Smoking the corn creates the mysterious flavor that only smoke can, but it's important to grill it a little first. Otherwise, the corn might over-smoke before the kernels are cooked to the desired tenderness. Again, the soaked corn outperformed the non-soaked corn, maintaining more moisture and flavor. The evocative smokiness is wonderful on its own but works even better in familiar side dishes to add an enigmatic quality. Which it did for, of all things, the much-maligned creamed corn. To be clear, I'm talking here of homemade creamed corn. There is such a thing, and it is fabulous. And it transcends all vestiges of childhood yuckiness when lashed with the flavor of wood-smoked, bronzed kernels. This is corn candy for smoke freaks.

Cooking in the husk turned out to be my favorite technique.
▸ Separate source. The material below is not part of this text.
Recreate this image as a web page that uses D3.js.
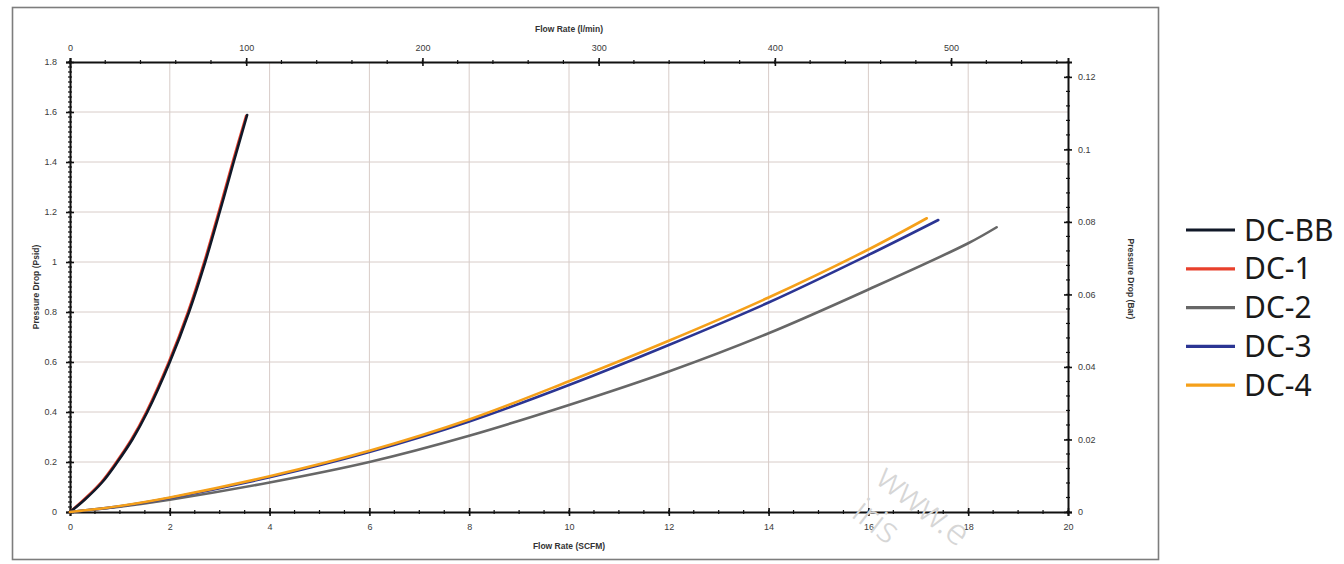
<!DOCTYPE html>
<html>
<head>
<meta charset="utf-8">
<script src="https://cdn.jsdelivr.net/npm/d3@7"></script>
<style>
    body { margin: 0; background: #fff; }
    .tick text { font-family: "Liberation Sans", sans-serif; font-size: 9px; fill: #3a3a3a; }
    .axis-title { font-family: "Liberation Sans", sans-serif; font-size: 8.5px; font-weight: bold; fill: #333; }
    .legend text { font-family: "Noto Sans", sans-serif; font-size: 30px; fill: #1a1a1a; }
</style>
</head>
<body>
<div id="chart"></div>
<script>
// series names & colours
const seriesNames = ['DC-BB', 'DC-1', 'DC-2', 'DC-3', 'DC-4'];
const seriesColors = ['#101828', '#e8402c', '#676767', '#2b3593', '#f5a01a'];

// flow rate (SCFM) / pressure drop (psid)
const dcBBFlow = [0, 0.3, 0.65, 0.95, 1.25, 1.55, 2.0, 2.385, 2.71, 3.0, 3.28, 3.55];
const dcBBDrop = [0, 0.05, 0.12, 0.2, 0.29, 0.4, 0.6, 0.8, 1.0, 1.2, 1.4, 1.588];
const dc1Flow = [0, 0.28, 0.63, 0.93, 1.23, 1.53, 1.98, 2.365, 2.69, 2.98, 3.26, 3.53];
const dc1Drop = [0, 0.05, 0.12, 0.2, 0.29, 0.4, 0.6, 0.8, 1.0, 1.2, 1.4, 1.585];
const dc2Flow = [0, 1, 2, 4, 6, 8, 10, 12, 14, 16, 18, 18.57];
const dc2Drop = [0, 0.021, 0.049, 0.118, 0.2, 0.305, 0.428, 0.562, 0.715, 0.89, 1.075, 1.139];
const dc3Flow = [0, 1, 2, 4, 6, 8, 10, 12, 14, 16, 17.4];
const dc3Drop = [0, 0.023, 0.056, 0.139, 0.24, 0.362, 0.508, 0.668, 0.838, 1.028, 1.168];
const dc4Flow = [0, 1, 2, 4, 6, 8, 10, 12, 14, 16, 17.17];
const dc4Drop = [0, 0.024, 0.058, 0.143, 0.245, 0.37, 0.523, 0.685, 0.858, 1.05, 1.175];

// axis ticks
const scfmTicks = [0, 2, 4, 6, 8, 10, 12, 14, 16, 18, 20];
const lpmTicks = [0, 100, 200, 300, 400, 500];
const psidTicks = [0, 0.2, 0.4, 0.6, 0.8, 1, 1.2, 1.4, 1.6, 1.8];
const barTicks = [0, 0.02, 0.04, 0.06, 0.08, 0.1, 0.12];

const LPM_PER_SCFM = 28.3168;
const BAR_PER_PSI = 0.0689476;

class PressureChart {
    constructor(_config) {
        this.config = {
            parentElement: _config.parentElement,
            containerWidth: _config.containerWidth || 1344,
            containerHeight: _config.containerHeight || 564,
            margin: _config.margin || { top: 62, right: 276, bottom: 52, left: 70 }
        }
        const values = [[dcBBFlow, dcBBDrop], [dc1Flow, dc1Drop], [dc2Flow, dc2Drop], [dc3Flow, dc3Drop], [dc4Flow, dc4Drop]];
        this.series = seriesNames.map((name, i) => ({
            name: name,
            color: seriesColors[i],
            points: d3.zip(values[i][0], values[i][1])
        }));
        this.initVis();
    }

    initVis() {
        let vis = this;
        vis.width = vis.config.containerWidth - vis.config.margin.left - vis.config.margin.right;
        vis.height = vis.config.containerHeight - vis.config.margin.top - vis.config.margin.bottom;

        vis.svg = d3.select(vis.config.parentElement).append('svg')
            .attr('width', vis.config.containerWidth)
            .attr('height', vis.config.containerHeight);

        // outer frame
        vis.svg.append('rect')
            .attr('x', 12.5).attr('y', 7.5)
            .attr('width', 1146).attr('height', 552)
            .attr('fill', 'none')
            .attr('stroke', '#7d7d7d')
            .attr('stroke-width', 1.6);

        vis.chart = vis.svg.append('g')
            .attr('transform', `translate(${vis.config.margin.left},${vis.config.margin.top})`);

        vis.x = d3.scaleLinear().domain([0, 20]).range([0, vis.width]);
        vis.xTop = d3.scaleLinear().domain([0, 20 * LPM_PER_SCFM]).range([0, vis.width]);
        vis.y = d3.scaleLinear().domain([0, 1.8]).range([vis.height, 0]);
        vis.yRight = d3.scaleLinear().domain([0, 1.8 * BAR_PER_PSI]).range([vis.height, 0]);

        vis.updateVis();
    }

    updateVis() {
        let vis = this;
        vis.line = d3.line()
            .x(d => vis.x(d[0]))
            .y(d => vis.y(d[1]))
            .curve(d3.curveCatmullRom.alpha(0.5));
        vis.renderVis();
    }

    renderVis() {
        let vis = this;

        // grid
        vis.chart.append('g')
            .selectAll('line')
            .data(scfmTicks.slice(1, -1))
            .join('line')
            .attr('x1', d => vis.x(d)).attr('x2', d => vis.x(d))
            .attr('y1', 0).attr('y2', vis.height)
            .attr('stroke', '#d8ccc8').attr('stroke-width', 1);
        vis.chart.append('g')
            .selectAll('line')
            .data(psidTicks.slice(1, -1))
            .join('line')
            .attr('x1', 0).attr('x2', vis.width)
            .attr('y1', d => vis.y(d)).attr('y2', d => vis.y(d))
            .attr('stroke', '#d8ccc8').attr('stroke-width', 1);

        // minor ticks
        const minor = (g, scale, step, max, orient) => {
            const vals = d3.range(0, max + 1e-9, step);
            g.selectAll('line.minor').data(vals).join('line')
                .attr('class', 'minor')
                .attr('stroke', '#111').attr('stroke-width', 1.2)
                .each(function (d) {
                    const s = d3.select(this);
                    if (orient === 'h') s.attr('x1', scale(d)).attr('x2', scale(d)).attr('y1', -2).attr('y2', 2);
                    else s.attr('y1', scale(d)).attr('y2', scale(d)).attr('x1', -2).attr('x2', 2);
                });
        };
        const fmt = d => String(+d.toFixed(2));

        // bottom axis
        const gBottom = vis.chart.append('g').attr('transform', `translate(0,${vis.height})`);
        minor(gBottom, vis.x, 0.5, 20, 'h');
        gBottom.call(d3.axisBottom(vis.x).tickValues(scfmTicks).tickFormat(d3.format('d')).tickSize(4).tickPadding(8));

        // top axis
        const gTop = vis.chart.append('g');
        minor(gTop, vis.xTop, 20, 20 * LPM_PER_SCFM, 'h');
        gTop.call(d3.axisTop(vis.xTop).tickValues(lpmTicks).tickFormat(d3.format('d')).tickSize(4).tickPadding(7));

        // left axis
        const gLeft = vis.chart.append('g');
        minor(gLeft, vis.y, 0.02, 1.8, 'v');
        gLeft.call(d3.axisLeft(vis.y).tickValues(psidTicks).tickFormat(fmt).tickSize(4).tickPadding(9));

        // right axis
        const gRight = vis.chart.append('g').attr('transform', `translate(${vis.width},0)`);
        minor(gRight, vis.yRight, 0.004, 1.8 * BAR_PER_PSI, 'v');
        gRight.call(d3.axisRight(vis.yRight).tickValues(barTicks).tickFormat(fmt).tickSize(4).tickPadding(6));

        [gBottom, gTop, gLeft, gRight].forEach(g => {
            g.select('.domain').attr('stroke', '#111').attr('stroke-width', 2);
            g.selectAll('.tick line').attr('stroke', '#111').attr('stroke-width', 1.6);
        });
        // major ticks cross the axis line
        gBottom.selectAll('.tick line').attr('y1', -4).attr('y2', 4);
        gTop.selectAll('.tick line').attr('y1', -4).attr('y2', 4);
        gLeft.selectAll('.tick line').attr('x1', -4).attr('x2', 4);
        gRight.selectAll('.tick line').attr('x1', -4).attr('x2', 4);

        // axis titles
        vis.chart.append('text').attr('class', 'axis-title')
            .attr('x', vis.width / 2).attr('y', -30).attr('text-anchor', 'middle')
            .text('Flow Rate (l/min)');
        vis.chart.append('text').attr('class', 'axis-title')
            .attr('x', vis.width / 2).attr('y', vis.height + 37).attr('text-anchor', 'middle')
            .text('Flow Rate (SCFM)');
        vis.chart.append('text').attr('class', 'axis-title')
            .attr('transform', `translate(-31,${vis.height / 2}) rotate(-90)`)
            .attr('text-anchor', 'middle')
            .text('Pressure Drop (Psid)');
        vis.chart.append('text').attr('class', 'axis-title')
            .attr('transform', `translate(${vis.width + 60},${vis.height / 2 - 8}) rotate(90)`)
            .attr('text-anchor', 'middle')
            .text('Pressure Drop (Bar)');

        // watermark
        const wm = vis.svg.append('g').attr('fill', '#d6d6d6').attr('font-family', 'Noto Sans, sans-serif')
            .attr('font-size', 36).attr('font-weight', 300);
        wm.append('text').attr('transform', 'translate(874,482) rotate(38)').text('www.e');
        wm.append('text').attr('transform', 'translate(850,516) rotate(38)').text('iris');

        // curves (red first, black on top of it)
        const order = [1, 0, 2, 3, 4];
        vis.chart.append('g')
            .selectAll('path')
            .data(order.map(i => vis.series[i]))
            .join('path')
            .attr('d', d => vis.line(d.points))
            .attr('fill', 'none')
            .attr('stroke', d => d.color)
            .attr('stroke-width', 2.6)
            .attr('stroke-linecap', 'round');

        // legend
        vis.legend = vis.svg.append('g').attr('class', 'legend')
            .attr('transform', 'translate(1186,230)');
        const item = vis.legend.selectAll('g')
            .data(vis.series)
            .join('g')
            .attr('transform', (d, i) => `translate(0,${i * 38.8})`);
        item.append('line')
            .attr('x1', 0).attr('x2', 49)
            .attr('stroke', d => d.color)
            .attr('stroke-width', 3.2);
        item.append('text')
            .attr('x', 58).attr('dy', '0.35em')
            .text(d => d.name);
    }
}

new PressureChart({ parentElement: '#chart' });
</script>
</body>
</html>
It can be done using any of the methods I've described, but it is particularly well suited to cooking right on the embers. Some recipes will tell you to use twine to secure the husk after removing the silks. Don't. What happens to twine in a fire? Burns up. Then what? Husks come undone, corn burns. Use aluminum foil instead to bind the husk at the pointy top of the cob. Use long-handled tongs to move the corn frequently. Even then, the ear will be a patchwork of char, bronze and untouched blond. The resulting textural differences, though, add up to spectacular flavor.

Cooking in the husk mates smoking, grilling and steaming and creates the most heady aroma and a flavor that seems to hark back to the field where the corn was picked. Regardless of your flavor profile, cooking in the husk, while the most challenging method, is the most rewarding, and the resulting corn is best eaten on the cob with whatever you want to put on it - including nothing at all.

There was a touch of madness about this whole thing, a fever that broke one evening with that revelation about the folly of perfection. It's about what you like, and sometimes I like the char flavor of direct grilling, sometimes the juicy burst of foil-wrapped corn, sometimes the field-fire aroma of smoked corn. Just depends on my mood and how I am going to eat it.

The key was cooking each properly. All of the methods, I should note, produced corn that was great with butter and salt - but only after it came off the grill. Pretty simple conclusion, right? Somehow, we need to complicate things before we can know how profound simplicity can be.